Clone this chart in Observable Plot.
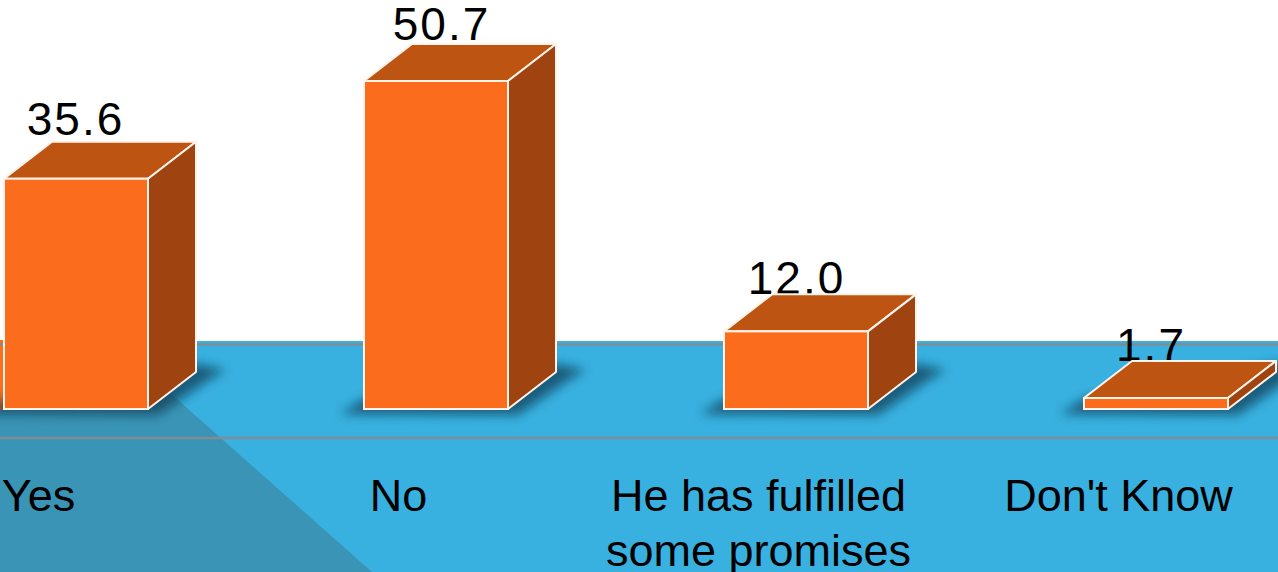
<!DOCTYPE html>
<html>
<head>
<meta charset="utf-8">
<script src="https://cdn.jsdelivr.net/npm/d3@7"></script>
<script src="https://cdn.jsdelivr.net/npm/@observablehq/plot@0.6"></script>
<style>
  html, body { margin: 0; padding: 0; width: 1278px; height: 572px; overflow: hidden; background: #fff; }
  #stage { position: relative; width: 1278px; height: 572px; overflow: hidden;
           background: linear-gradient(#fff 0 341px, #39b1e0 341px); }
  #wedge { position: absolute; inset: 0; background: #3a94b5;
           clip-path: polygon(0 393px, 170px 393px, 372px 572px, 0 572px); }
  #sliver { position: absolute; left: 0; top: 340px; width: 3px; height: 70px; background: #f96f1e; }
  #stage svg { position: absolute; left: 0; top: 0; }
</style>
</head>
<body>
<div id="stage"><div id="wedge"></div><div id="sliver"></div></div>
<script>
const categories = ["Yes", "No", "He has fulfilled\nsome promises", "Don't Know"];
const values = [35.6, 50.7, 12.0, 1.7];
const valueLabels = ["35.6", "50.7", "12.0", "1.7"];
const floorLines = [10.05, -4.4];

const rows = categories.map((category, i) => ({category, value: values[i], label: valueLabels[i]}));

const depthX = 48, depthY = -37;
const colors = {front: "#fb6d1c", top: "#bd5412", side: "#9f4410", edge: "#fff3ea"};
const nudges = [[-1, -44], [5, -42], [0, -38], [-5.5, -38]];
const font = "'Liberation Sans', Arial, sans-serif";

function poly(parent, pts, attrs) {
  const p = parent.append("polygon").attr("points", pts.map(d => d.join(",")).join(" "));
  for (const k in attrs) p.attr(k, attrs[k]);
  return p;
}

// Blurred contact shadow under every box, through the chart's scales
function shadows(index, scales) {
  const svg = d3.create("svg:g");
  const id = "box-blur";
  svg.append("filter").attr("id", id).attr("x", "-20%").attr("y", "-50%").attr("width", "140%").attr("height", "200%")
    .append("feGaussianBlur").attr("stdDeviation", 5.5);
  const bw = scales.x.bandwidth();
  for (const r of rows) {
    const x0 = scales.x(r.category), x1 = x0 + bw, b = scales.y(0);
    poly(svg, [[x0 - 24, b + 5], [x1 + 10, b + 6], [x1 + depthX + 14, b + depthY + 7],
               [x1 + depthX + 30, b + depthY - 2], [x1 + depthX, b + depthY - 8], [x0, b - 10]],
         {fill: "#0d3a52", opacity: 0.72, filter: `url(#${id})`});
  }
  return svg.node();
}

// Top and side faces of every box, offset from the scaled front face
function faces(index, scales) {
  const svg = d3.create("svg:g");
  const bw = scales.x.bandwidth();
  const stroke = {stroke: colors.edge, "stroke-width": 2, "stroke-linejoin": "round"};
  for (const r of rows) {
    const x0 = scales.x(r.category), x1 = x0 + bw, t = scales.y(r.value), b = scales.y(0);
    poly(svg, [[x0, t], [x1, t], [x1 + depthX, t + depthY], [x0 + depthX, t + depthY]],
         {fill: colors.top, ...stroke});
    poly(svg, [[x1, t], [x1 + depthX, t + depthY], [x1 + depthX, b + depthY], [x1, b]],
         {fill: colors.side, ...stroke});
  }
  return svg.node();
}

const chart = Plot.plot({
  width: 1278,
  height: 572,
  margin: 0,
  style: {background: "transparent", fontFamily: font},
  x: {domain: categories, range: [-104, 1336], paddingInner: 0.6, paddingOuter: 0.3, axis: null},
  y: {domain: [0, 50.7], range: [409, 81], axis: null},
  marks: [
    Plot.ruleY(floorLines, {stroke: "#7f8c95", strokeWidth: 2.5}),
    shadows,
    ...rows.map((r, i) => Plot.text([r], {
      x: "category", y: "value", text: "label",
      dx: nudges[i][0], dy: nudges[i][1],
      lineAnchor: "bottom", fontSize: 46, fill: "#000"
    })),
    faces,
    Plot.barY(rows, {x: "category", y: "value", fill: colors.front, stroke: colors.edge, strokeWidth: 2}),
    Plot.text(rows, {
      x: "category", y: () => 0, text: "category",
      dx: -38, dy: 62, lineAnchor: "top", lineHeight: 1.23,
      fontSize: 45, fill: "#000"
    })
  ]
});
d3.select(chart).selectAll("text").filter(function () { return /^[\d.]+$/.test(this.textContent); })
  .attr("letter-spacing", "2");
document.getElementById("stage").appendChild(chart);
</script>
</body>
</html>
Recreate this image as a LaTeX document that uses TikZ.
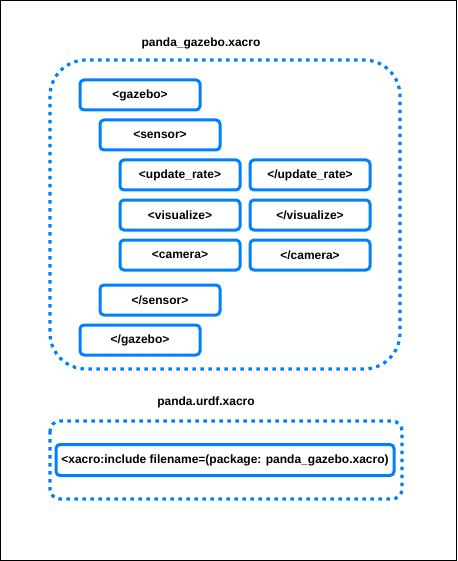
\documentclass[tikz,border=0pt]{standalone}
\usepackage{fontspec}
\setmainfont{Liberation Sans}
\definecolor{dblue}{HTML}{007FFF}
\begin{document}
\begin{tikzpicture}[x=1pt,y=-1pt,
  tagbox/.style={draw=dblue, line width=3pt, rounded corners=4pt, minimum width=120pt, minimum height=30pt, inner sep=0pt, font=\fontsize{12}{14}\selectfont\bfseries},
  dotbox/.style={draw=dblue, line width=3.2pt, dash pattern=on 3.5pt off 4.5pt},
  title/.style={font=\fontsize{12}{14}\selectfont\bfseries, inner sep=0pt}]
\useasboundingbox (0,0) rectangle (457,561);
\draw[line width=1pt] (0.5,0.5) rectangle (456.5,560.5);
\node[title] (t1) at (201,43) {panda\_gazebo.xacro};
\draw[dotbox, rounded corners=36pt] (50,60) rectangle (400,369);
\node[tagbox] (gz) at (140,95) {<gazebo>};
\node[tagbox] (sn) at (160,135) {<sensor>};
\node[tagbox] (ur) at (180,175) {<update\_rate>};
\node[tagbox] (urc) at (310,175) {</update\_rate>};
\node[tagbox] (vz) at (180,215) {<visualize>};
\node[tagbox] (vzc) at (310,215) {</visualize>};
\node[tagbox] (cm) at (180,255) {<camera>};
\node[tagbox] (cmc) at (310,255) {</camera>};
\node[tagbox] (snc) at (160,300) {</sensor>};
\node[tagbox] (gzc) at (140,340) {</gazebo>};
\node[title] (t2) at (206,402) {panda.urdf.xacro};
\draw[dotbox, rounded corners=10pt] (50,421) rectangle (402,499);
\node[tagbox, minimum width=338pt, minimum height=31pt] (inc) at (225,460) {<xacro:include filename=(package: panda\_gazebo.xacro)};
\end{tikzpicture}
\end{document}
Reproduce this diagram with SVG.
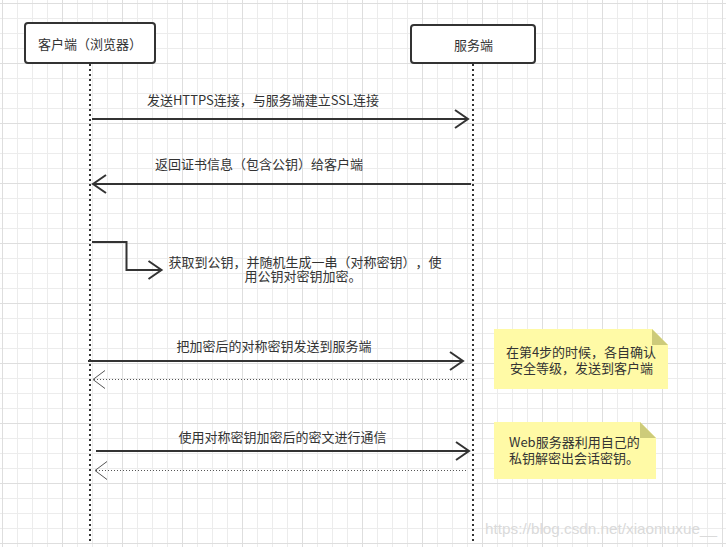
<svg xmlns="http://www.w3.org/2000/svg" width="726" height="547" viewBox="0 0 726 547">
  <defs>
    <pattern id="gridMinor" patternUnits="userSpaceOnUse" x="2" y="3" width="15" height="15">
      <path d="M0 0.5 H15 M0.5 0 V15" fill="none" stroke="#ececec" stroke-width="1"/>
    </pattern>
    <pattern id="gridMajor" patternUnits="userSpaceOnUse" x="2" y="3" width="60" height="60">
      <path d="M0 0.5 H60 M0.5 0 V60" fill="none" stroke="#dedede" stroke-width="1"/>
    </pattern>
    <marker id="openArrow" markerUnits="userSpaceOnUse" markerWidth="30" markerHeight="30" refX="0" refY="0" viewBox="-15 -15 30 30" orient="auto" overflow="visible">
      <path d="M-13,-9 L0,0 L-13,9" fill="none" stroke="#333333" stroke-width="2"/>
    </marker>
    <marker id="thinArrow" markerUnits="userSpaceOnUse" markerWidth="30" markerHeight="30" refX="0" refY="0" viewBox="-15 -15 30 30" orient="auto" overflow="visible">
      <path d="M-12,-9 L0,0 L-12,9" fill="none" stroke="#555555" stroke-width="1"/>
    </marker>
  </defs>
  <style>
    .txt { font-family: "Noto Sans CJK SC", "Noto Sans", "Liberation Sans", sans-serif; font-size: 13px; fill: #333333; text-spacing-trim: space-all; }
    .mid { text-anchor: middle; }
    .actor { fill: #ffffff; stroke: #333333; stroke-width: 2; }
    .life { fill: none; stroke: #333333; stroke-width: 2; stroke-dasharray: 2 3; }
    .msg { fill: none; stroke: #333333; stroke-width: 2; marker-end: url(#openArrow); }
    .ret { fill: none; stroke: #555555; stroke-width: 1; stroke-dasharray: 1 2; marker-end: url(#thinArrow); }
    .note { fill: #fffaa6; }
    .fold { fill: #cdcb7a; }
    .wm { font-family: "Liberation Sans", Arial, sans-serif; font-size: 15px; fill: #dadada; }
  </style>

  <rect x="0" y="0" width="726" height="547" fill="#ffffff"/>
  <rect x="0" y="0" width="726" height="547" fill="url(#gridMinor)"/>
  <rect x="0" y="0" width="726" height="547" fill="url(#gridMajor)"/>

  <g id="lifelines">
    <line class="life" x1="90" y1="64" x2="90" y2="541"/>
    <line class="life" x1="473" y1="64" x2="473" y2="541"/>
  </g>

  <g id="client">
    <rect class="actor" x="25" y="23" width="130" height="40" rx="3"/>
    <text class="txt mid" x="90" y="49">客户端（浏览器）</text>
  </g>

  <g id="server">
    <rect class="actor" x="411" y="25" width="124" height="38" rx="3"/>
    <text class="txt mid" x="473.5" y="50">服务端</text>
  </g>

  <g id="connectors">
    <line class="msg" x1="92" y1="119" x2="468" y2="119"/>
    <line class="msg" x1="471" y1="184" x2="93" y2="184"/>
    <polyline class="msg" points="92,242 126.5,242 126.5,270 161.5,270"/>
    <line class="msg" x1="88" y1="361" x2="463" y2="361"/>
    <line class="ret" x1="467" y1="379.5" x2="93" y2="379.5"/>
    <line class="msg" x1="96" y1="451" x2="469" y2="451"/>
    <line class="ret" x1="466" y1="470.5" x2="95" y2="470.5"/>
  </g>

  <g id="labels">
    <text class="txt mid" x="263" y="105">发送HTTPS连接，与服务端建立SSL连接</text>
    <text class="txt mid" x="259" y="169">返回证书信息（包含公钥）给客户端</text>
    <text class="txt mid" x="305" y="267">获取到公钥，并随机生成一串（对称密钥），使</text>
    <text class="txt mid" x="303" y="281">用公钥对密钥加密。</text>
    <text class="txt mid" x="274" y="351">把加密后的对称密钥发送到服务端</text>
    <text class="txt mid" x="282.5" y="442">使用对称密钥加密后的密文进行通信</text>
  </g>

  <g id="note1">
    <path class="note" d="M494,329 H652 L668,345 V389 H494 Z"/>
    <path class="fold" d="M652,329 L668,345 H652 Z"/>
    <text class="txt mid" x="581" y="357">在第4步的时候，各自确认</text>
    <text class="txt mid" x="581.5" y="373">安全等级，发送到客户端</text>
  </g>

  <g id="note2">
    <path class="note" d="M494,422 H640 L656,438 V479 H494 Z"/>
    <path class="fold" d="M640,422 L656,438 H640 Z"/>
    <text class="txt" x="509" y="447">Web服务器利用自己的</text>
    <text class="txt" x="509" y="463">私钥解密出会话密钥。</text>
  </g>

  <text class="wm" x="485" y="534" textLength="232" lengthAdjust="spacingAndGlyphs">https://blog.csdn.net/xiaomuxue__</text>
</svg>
◆ ◆ ◆ ◆
*EXERCISE DESCRIPTION*. Looking at the entries above, state how many lines contain "chart"; give the number alone.

*WRITTEN SOLUTION*. 5